Superpoder do século XXI

Mikhail Gorbachev reconheceu a necessidade de mudar o sistema soviético e F. W.  De Klerk e Mandela acabaram com o Apartheid na África do Sul. O mundo precisa de mais pessoas como eles

Nova Iorque, outubro 2022

«When the facts change, I change my mind. What do you do sir?».
John Maynard Keynes

«Be the change you wish to see in the World».
Mahatma Gandhi

«People who are right most of the time are people who change their minds often».
Jeff Bezos, Fundador 
da Amazon

Queridas Filhas,

A condição humana semeia vários desejos e paixões em todos nós. Neste aspeto acho que padeço das mesmas ‘doenças’ de muitos: um sentimento de que nada é suficiente. Gostava de ter mais dinheiro, mais poder, mais fama, mais saúde, mais obra feita, mais popularidade com o sexo oposto, … O nosso ego impele-nos a isso. E com consequências a nível de saúde mental, relações e discernimento de vida. 
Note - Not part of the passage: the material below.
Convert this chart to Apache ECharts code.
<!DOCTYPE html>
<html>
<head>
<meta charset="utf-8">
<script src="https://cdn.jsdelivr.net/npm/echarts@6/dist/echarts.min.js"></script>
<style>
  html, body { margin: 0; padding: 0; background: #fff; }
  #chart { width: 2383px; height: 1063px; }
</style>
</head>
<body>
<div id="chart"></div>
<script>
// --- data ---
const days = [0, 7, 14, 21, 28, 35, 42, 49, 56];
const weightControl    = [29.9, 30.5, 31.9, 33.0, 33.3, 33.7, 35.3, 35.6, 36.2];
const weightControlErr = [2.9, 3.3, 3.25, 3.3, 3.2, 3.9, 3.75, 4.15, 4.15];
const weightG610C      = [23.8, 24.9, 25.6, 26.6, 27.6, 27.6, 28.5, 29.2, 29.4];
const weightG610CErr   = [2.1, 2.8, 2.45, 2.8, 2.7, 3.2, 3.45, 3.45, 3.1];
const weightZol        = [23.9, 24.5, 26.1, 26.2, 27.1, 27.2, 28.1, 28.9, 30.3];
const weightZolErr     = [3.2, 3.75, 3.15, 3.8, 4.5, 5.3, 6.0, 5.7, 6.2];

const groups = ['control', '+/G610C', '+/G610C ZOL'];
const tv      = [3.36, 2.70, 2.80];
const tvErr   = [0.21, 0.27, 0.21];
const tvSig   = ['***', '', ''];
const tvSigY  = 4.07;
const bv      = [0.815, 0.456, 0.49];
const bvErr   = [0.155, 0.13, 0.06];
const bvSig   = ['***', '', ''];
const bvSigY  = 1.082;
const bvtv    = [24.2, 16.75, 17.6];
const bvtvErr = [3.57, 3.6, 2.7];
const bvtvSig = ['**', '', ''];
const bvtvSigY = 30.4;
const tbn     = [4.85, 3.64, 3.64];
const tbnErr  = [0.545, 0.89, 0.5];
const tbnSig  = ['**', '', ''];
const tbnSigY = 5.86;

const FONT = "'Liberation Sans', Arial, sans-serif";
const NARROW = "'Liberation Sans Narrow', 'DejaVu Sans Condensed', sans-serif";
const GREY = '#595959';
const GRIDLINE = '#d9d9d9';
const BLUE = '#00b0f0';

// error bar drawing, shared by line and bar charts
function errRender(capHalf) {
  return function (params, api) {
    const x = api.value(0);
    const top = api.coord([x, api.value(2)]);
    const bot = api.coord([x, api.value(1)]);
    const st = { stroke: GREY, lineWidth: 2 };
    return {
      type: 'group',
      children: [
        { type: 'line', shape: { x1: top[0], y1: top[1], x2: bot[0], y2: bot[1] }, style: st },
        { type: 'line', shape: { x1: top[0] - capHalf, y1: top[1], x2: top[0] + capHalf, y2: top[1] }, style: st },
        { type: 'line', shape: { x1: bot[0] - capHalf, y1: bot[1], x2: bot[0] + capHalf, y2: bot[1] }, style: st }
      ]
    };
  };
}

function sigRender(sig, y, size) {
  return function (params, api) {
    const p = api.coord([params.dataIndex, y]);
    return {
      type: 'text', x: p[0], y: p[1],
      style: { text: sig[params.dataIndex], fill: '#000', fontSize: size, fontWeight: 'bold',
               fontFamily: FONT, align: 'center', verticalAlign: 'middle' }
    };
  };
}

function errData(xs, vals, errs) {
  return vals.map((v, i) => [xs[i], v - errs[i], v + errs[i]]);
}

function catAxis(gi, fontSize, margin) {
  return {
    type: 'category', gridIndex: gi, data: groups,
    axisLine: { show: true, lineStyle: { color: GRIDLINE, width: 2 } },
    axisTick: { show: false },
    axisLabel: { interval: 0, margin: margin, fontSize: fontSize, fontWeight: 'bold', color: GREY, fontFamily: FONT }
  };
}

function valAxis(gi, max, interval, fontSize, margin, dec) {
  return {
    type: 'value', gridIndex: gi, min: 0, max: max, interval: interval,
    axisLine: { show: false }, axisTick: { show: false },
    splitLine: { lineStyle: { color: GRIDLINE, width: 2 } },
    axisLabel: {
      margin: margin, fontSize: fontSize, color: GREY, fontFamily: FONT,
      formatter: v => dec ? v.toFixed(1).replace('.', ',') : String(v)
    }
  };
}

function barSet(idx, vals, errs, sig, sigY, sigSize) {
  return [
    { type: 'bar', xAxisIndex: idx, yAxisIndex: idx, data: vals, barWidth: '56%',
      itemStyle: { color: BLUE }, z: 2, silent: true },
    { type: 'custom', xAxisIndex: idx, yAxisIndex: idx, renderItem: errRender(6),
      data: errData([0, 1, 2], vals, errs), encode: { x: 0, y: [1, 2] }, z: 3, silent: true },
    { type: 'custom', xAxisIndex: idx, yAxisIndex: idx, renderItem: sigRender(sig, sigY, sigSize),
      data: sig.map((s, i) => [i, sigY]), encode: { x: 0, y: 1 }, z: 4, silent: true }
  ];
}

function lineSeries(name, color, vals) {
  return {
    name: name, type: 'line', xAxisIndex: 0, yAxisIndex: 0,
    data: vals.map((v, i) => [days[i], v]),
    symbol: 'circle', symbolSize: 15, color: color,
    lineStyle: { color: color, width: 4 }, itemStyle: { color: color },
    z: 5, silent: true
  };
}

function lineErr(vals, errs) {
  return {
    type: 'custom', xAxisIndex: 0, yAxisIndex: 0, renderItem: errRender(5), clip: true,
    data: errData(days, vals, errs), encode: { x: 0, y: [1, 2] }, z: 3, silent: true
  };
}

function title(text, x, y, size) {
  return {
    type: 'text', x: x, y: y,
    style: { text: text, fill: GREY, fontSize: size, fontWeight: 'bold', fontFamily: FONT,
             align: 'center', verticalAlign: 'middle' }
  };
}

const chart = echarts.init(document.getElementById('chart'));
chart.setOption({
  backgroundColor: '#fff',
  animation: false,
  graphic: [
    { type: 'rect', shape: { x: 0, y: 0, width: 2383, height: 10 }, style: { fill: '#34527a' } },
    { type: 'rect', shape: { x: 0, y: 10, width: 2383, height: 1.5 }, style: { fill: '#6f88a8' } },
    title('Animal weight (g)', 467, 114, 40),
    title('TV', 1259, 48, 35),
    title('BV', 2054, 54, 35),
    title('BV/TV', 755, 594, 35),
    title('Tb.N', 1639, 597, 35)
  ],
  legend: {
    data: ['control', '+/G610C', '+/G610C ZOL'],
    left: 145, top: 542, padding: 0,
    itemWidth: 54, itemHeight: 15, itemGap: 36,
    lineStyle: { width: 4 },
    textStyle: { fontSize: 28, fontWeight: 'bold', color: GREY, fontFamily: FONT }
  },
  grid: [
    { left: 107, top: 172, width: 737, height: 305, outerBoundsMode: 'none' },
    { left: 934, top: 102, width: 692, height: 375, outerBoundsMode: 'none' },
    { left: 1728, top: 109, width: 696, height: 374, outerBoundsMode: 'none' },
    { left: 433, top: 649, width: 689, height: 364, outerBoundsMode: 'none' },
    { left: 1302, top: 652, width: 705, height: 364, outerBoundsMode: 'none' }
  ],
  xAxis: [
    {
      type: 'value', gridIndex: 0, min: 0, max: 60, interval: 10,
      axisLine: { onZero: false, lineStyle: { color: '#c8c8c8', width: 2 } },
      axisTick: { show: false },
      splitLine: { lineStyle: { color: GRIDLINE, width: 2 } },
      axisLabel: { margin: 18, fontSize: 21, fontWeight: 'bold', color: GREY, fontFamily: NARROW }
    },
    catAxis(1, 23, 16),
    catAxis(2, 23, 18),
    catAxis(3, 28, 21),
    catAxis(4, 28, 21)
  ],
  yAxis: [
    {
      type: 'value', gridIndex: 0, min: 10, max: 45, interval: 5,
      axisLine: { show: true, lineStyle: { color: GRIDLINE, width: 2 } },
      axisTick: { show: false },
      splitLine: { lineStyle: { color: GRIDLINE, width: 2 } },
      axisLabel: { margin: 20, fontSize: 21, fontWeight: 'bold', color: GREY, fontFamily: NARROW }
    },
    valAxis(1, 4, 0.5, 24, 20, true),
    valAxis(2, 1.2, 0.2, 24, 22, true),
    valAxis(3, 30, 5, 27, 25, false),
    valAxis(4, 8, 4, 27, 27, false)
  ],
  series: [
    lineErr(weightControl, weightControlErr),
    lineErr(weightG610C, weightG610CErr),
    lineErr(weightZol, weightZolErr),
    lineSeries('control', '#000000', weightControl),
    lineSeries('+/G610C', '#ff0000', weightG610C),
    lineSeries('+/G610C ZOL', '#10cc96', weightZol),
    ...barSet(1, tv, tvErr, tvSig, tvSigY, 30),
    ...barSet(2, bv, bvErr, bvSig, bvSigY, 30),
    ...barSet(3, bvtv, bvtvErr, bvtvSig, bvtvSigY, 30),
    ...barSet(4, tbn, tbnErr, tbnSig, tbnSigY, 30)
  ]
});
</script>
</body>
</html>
Bem usado, o ego impele-nos a avançar de forma produtiva na nossa vida. Mas como todos os medicamentos, rapidamente o ego passa de remédio a agente tóxico quando a dose aumenta. Muitos sinais na nossa cultura mostram isso: famílias sobre endividadas, políticos de carreira sem paixão de serviço público, obsessão por selfies no Instagram, famílias separadas por carreiras profissionais, altas taxas de divorcio e de filhos criados com pais separados, debates acirrados nas redes sociais e na TV sem se buscar a verdade…
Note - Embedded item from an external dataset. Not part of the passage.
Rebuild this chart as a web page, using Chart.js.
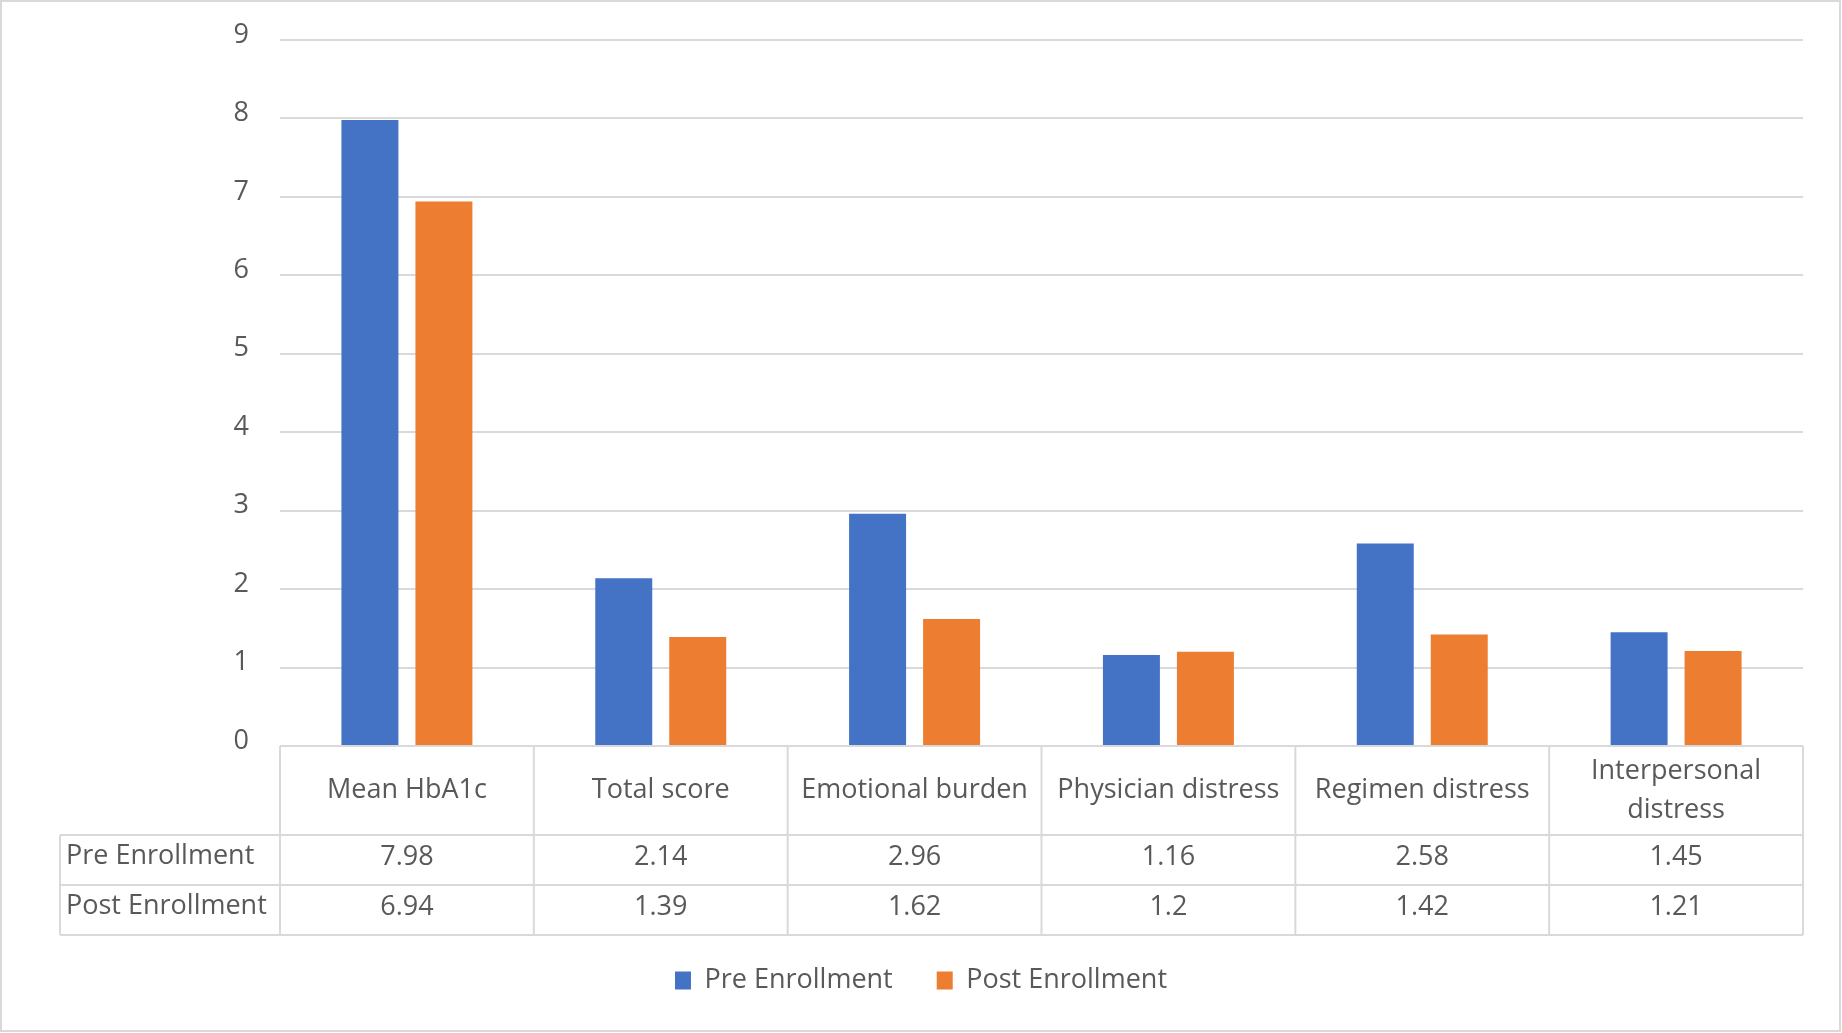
<!DOCTYPE html>
<html>
<head>
<meta charset="utf-8">
<script src="https://cdn.jsdelivr.net/npm/chart.js@4.4.1/dist/chart.umd.min.js"></script>
<style>
  html, body { margin: 0; padding: 0; background: #ffffff; }
  #c { display: block; }
</style>
</head>
<body>
<canvas id="c" width="1842" height="1033"></canvas>
<script>
// Category names (multi-line where the table header wraps)
const categories = [
  ['Mean HbA1c'],
  ['Total score'],
  ['Emotional burden'],
  ['Physician distress'],
  ['Regimen distress'],
  ['Interpersonal', 'distress']
];
const seriesNames = ['Pre Enrollment', 'Post Enrollment'];
const preEnrollment = [7.98, 2.14, 2.96, 1.16, 2.58, 1.45];
const postEnrollment = [6.94, 1.39, 1.62, 1.2, 1.42, 1.21];
const yTickValues = [0, 1, 2, 3, 4, 5, 6, 7, 8, 9];

const seriesColors = ['#4472C4', '#ED7D31'];
const textColor = '#595959';
const lineColor = '#D9D9D9';
const fontFamily = "'Open Sans', 'DejaVu Sans', sans-serif";
const fontSize = 27;

// Data table drawn under the plot, aligned with the category scale
const dataTablePlugin = {
  id: 'dataTable',
  beforeDraw(chart) {
    const ctx = chart.ctx;
    ctx.save();
    ctx.fillStyle = '#ffffff';
    ctx.fillRect(0, 0, chart.width, chart.height);
    ctx.strokeStyle = '#D9D9D9';
    ctx.lineWidth = 2;
    ctx.strokeRect(1, 1, chart.width - 3, chart.height - 3);
    ctx.restore();
  },
  afterDraw(chart) {
    const ctx = chart.ctx;
    const xs = chart.scales.x;
    const area = chart.chartArea;
    const n = categories.length;
    const colW = (xs.right - xs.left) / n;
    const top = area.bottom;
    const headerBottom = top + 89;
    const rowH = 50;
    const rowLeft = 60;
    const rows = [preEnrollment, postEnrollment];
    const tableBottom = headerBottom + rowH * rows.length;

    ctx.save();
    ctx.strokeStyle = lineColor;
    ctx.lineWidth = 2;
    ctx.beginPath();
    // horizontal lines
    ctx.moveTo(xs.left, top); ctx.lineTo(xs.right, top);
    for (let r = 0; r <= rows.length; r++) {
      const y = headerBottom + r * rowH;
      ctx.moveTo(rowLeft, y); ctx.lineTo(xs.right, y);
    }
    // vertical lines
    ctx.moveTo(rowLeft, headerBottom); ctx.lineTo(rowLeft, tableBottom);
    for (let i = 0; i <= n; i++) {
      const x = xs.left + i * colW;
      ctx.moveTo(x, top); ctx.lineTo(x, tableBottom);
    }
    ctx.stroke();

    ctx.fillStyle = textColor;
    ctx.font = fontSize + 'px ' + fontFamily;
    ctx.textBaseline = 'middle';
    ctx.textAlign = 'center';
    // header labels
    const lineH = 39;
    categories.forEach((lines, i) => {
      const cx = xs.getPixelForValue(i);
      const cy = (top + headerBottom) / 2;
      const y0 = cy - (lines.length - 1) * lineH / 2;
      lines.forEach((t, k) => ctx.fillText(t, cx, y0 + k * lineH));
    });
    // values
    rows.forEach((vals, r) => {
      const cy = headerBottom + r * rowH + rowH / 2 - 3;
      vals.forEach((v, i) => ctx.fillText(String(v), xs.getPixelForValue(i), cy));
    });
    // row headers
    ctx.textAlign = 'left';
    seriesNames.forEach((name, r) => {
      const cy = headerBottom + r * rowH + rowH / 2 - 4;
      ctx.fillText(name, rowLeft + 6, cy);
    });
    ctx.restore();
  }
};

new Chart(document.getElementById('c'), {
  type: 'bar',
  data: {
    labels: categories.map(c => c.join(' ')),
    datasets: [
      { label: seriesNames[0], data: preEnrollment, backgroundColor: seriesColors[0] },
      { label: seriesNames[1], data: postEnrollment, backgroundColor: seriesColors[1] }
    ]
  },
  options: {
    responsive: false,
    animation: false,
    devicePixelRatio: 1,
    layout: { padding: { top: 40, right: 0, bottom: 29, left: 0 } },
    datasets: {
      bar: { categoryPercentage: 0.583, barPercentage: 0.77 }
    },
    scales: {
      x: {
        grid: { display: false, drawTicks: false },
        border: { display: false },
        ticks: { display: false },
        afterFit(scale) { scale.height = 177; }
      },
      y: {
        min: 0,
        max: 9,
        afterBuildTicks(scale) { scale.ticks = yTickValues.map(v => ({ value: v })); },
        grid: { color: lineColor, lineWidth: 2, drawTicks: false },
        border: { display: false },
        ticks: {
          color: textColor,
          padding: 31,
          labelOffset: -5,
          font: { family: fontFamily, size: fontSize }
        },
        afterFit(scale) {
          scale.width = 280;
          // the label gap is horizontal only
          scale.paddingTop = 0;
          scale.paddingBottom = 0;
        }
      },
      // empty right margin beside the plot
      yRight: {
        type: 'linear',
        position: 'right',
        display: true,
        grid: { display: false, drawTicks: false },
        border: { display: false },
        ticks: { display: false },
        afterFit(scale) { scale.width = 39; }
      }
    },
    plugins: {
      tooltip: { enabled: false },
      legend: {
        position: 'bottom',
        labels: {
          color: textColor,
          font: { family: fontFamily, size: fontSize },
          boxWidth: 16,
          boxHeight: 18,
          padding: 44
        }
      }
    }
  },
  plugins: [dataTablePlugin]
});
</script>
</body>
</html>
Por sorte, a minha paixão profissional – investimentos – alerta-me para um destes problemas: incapacidade de mudar de opinião. Por definição, investimentos baseiam-se em assunções sobre cenários de como o mundo será no futuro. Muitas vezes estas estão corretas. Mas por vezes não: quem em 2019 sonhava que um ano depois o mundo pararia com uma pandemia que fecharia escolas, negócios e fronteiras? Em investimentos, ignorar erros de previsões custa dinheiro. E quanto mais tempo se ignorar, mais dinheiro custa. Assim, grande parte do meu dia a dia envolve observar o mundo e negócios para ver onde posso estar errado. Não me posso dar ao luxo de defender posições que não têm suporte na realidade, como muitos debates políticos ou até de decisões arbitrais no futebol.
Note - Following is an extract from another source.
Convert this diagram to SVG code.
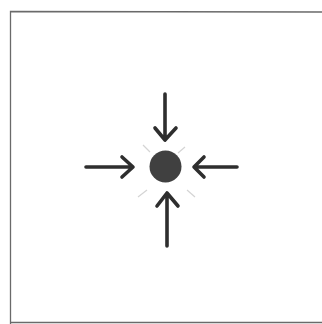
<svg xmlns="http://www.w3.org/2000/svg" width="322" height="324" viewBox="0 0 322 324">
<style>
.frame{fill:none;stroke:#6a6a6a;stroke-width:1.3}
.arr{fill:none;stroke:#2e2e2e;stroke-width:3.6;stroke-linecap:round;stroke-linejoin:round}
.ray{stroke:#d4d4d4;stroke-width:1.2}
</style>
<rect width="322" height="324" fill="#ffffff"/>
<path class="frame" d="M10.5 324 L10.5 11.5 L322 12 M11 322.5 L322 322.5"/>
<g id="center">
<circle cx="165.5" cy="166.5" r="16" fill="#404040"/>
<line class="ray" x1="143" y1="145" x2="150" y2="152"/>
<line class="ray" x1="185" y1="147" x2="178" y2="153"/>
<line class="ray" x1="138" y1="197" x2="147" y2="190"/>
<line class="ray" x1="195" y1="197" x2="187" y2="190"/>
</g>
<g id="connectors">
<path class="arr" d="M165 94 L165 139 M155 128 L165 140 L176 128"/>
<path class="arr" d="M167 246 L167 194 M157 206 L167 193 L178 206"/>
<path class="arr" d="M86 167 L132 167 M122 157 L133 167 L122 177"/>
<path class="arr" d="M237 167 L195 167 M204 157 L194 167 L204 177"/>
</g>
</svg>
Talvez por isso, eu esteja mais sensível a uma característica da nossa sociedade: ninguém admite que está errado. Compreensível. Há custos em seguir esse caminho. E quanto mais pública a admissão, maiores os custos. Por isso admiro a coragem daqueles que o fazem. Lembro-me do escândalo quando Zita Seabra saiu do partido comunista e se afiliou com a direita, os recém-falecidos Mikhail Gorbachev que reconheceu a necessidade de mudar o sistema soviético e F. W.  De Klerk que com Mandela acabou com o Apartheid na África do Sul. Nenhum deles recebeu muito por essa coragem. Penso que isso é um erro. O mundo precisa de mais pessoas como eles. 

Esta qualidade para mim é o superpoder do século XXI. Ajuda-nos a continuar vivos, reconhecer erros, moldar o ego e viver uma vida rica e verdadeira. 

Precisamos de trabalhar para desenvolver esta capacidade. Pela minha parte, tenho alguns conselhos para vocês que aprendi com experiência. 

Primeiro, tentar evitar emitir opiniões até ser estritamente necessário. Isso oferece-nos tempo para obter mais informação, refletir e testar hipóteses.

Segundo, se possível manter as nossas opiniões privadas. Quanto mais pública for a opinião maior o custo em mudá-la. Por exemplo, em investimentos, muitos gostam de anunciar o que compraram e recomendar a outros. Eu evito isso, porque limita os custos e resistência mental a mudar de opinião se os fatos, entretanto o justificarem. Em debates nos media sociais isso é possível através do uso de pseudónimos. 

Terceiro, usar as nossas capacidades e energia na procura da verdade e não na procura de melhores argumentos retóricos para defender a nossa posição no passado. Imagino que governantes e advogados não tenham este luxo. Mas cada um deve procurar moldar a sua vida de forma a maximizar a opção de se dedicar mais na procura de verdade do que na defesa do passado.

Quarto, manter a perspetiva de que não somos as nossas opiniões. Somos muito mais do que isso. E descobrir os nossos erros, é uma oportunidade de melhorar a nossa vida. Um exemplo espetacular de transformação de vida foi Saulo de Tarso que prosseguiu e matou cristãos com paixão e depois da sua conversão trouxa a cristandade ao mundo não Judeu. O exemplo de S. Paulo mostra que mudar de opinião pode transformar vidas e o mundo.